US December employment data lands, and the market reaction is subtle. The numbers seem lukewarm, but underlying currents are surging—hiring is indeed slowing, yet the unemployment rate surprisingly improved. This "crippled growth" aligns perfectly with the soft landing narrative.
Let's look at some key figures first. In December, non-farm payrolls increased by 50,000, marking the second consecutive month at this level, slightly below market expectations. At first glance, it seems insignificant, but zooming out, the estimated 584,000 new jobs in early 2025 spread over less than 50,000 per month. Compared to the average monthly increase of 168,000 in 2024, this is already a steep decline.
Interestingly, the unemployment rate dropped from a four-year high of 4.6% to 4.4%, indicating the labor market's resilience—though companies are less eager to hire, layoffs haven't accelerated much, and the market maintains a strange equilibrium.
What do you think of the Fed's approach? This report basically anchors expectations of holding steady in January. The data is neither too hot nor too cold, giving hawks a reason to stay on the sidelines. However, there's a hidden risk—on February 6, the annual benchmark revision will be announced, with industry insiders preliminarily suggesting recent employment data may have been overstated by nearly 76,000 jobs. Once that revision is implemented, the market could face new pricing pressures.

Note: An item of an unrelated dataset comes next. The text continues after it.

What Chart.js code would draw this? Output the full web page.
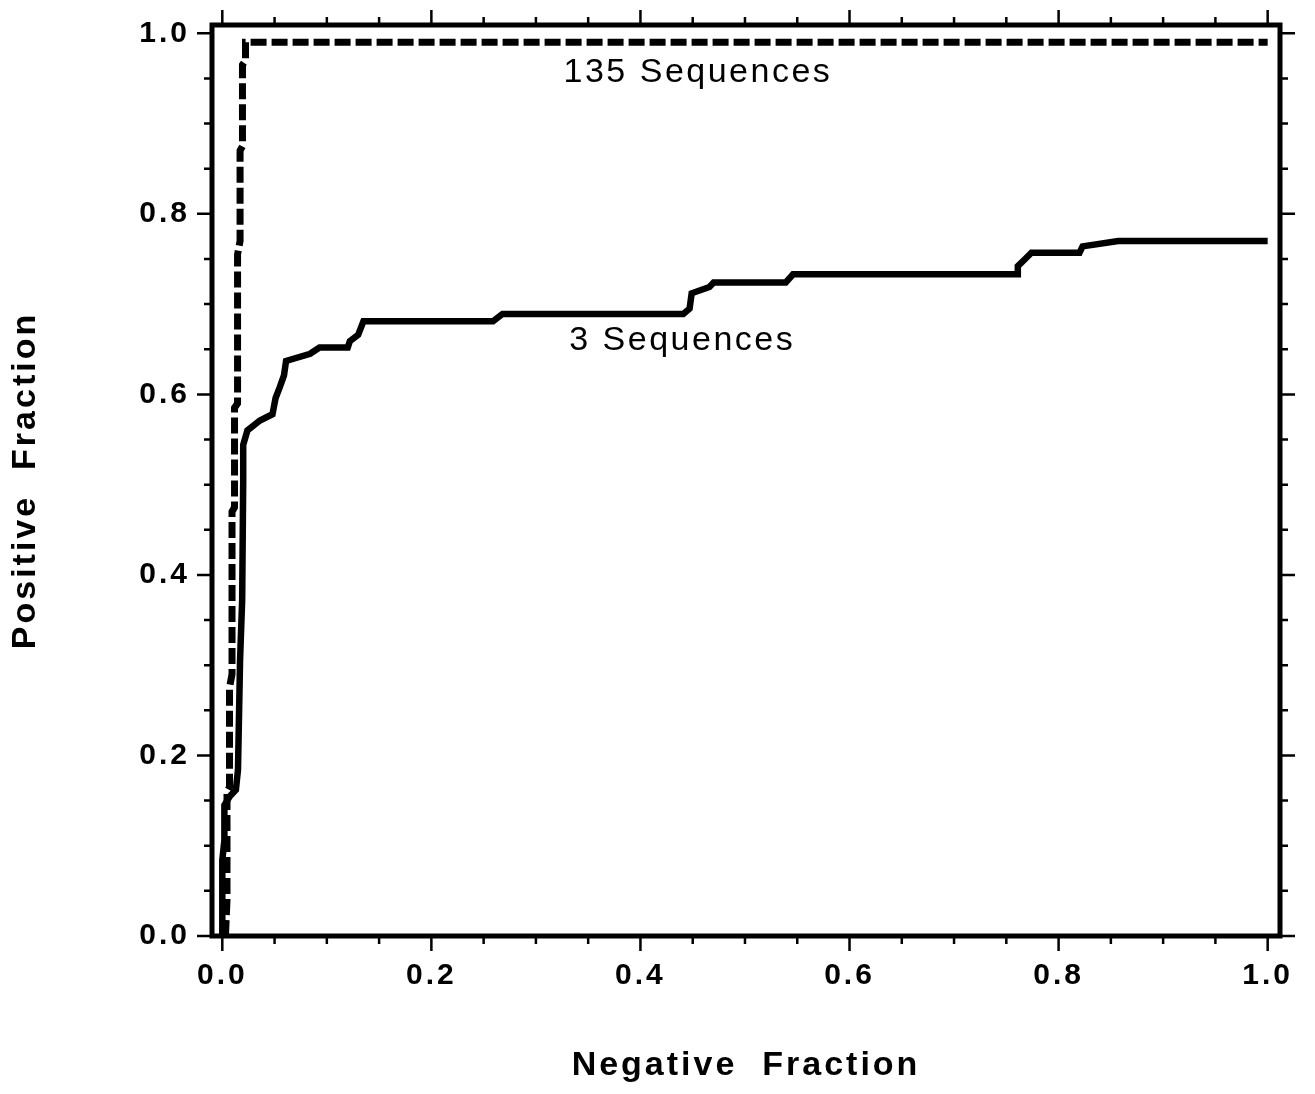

From a trading perspective, slowing growth can ease inflation fears, while ongoing resilience delays the pace of rate cuts. US stocks are likely to enter a phase of oscillation and consolidation. This "not too strong, not too weak" report, in theory, is the perfect template for a soft landing—moderate enough to soothe inflation expectations, steady enough to support consumption levels. But how long can it last? The revised data in February might be the turning point.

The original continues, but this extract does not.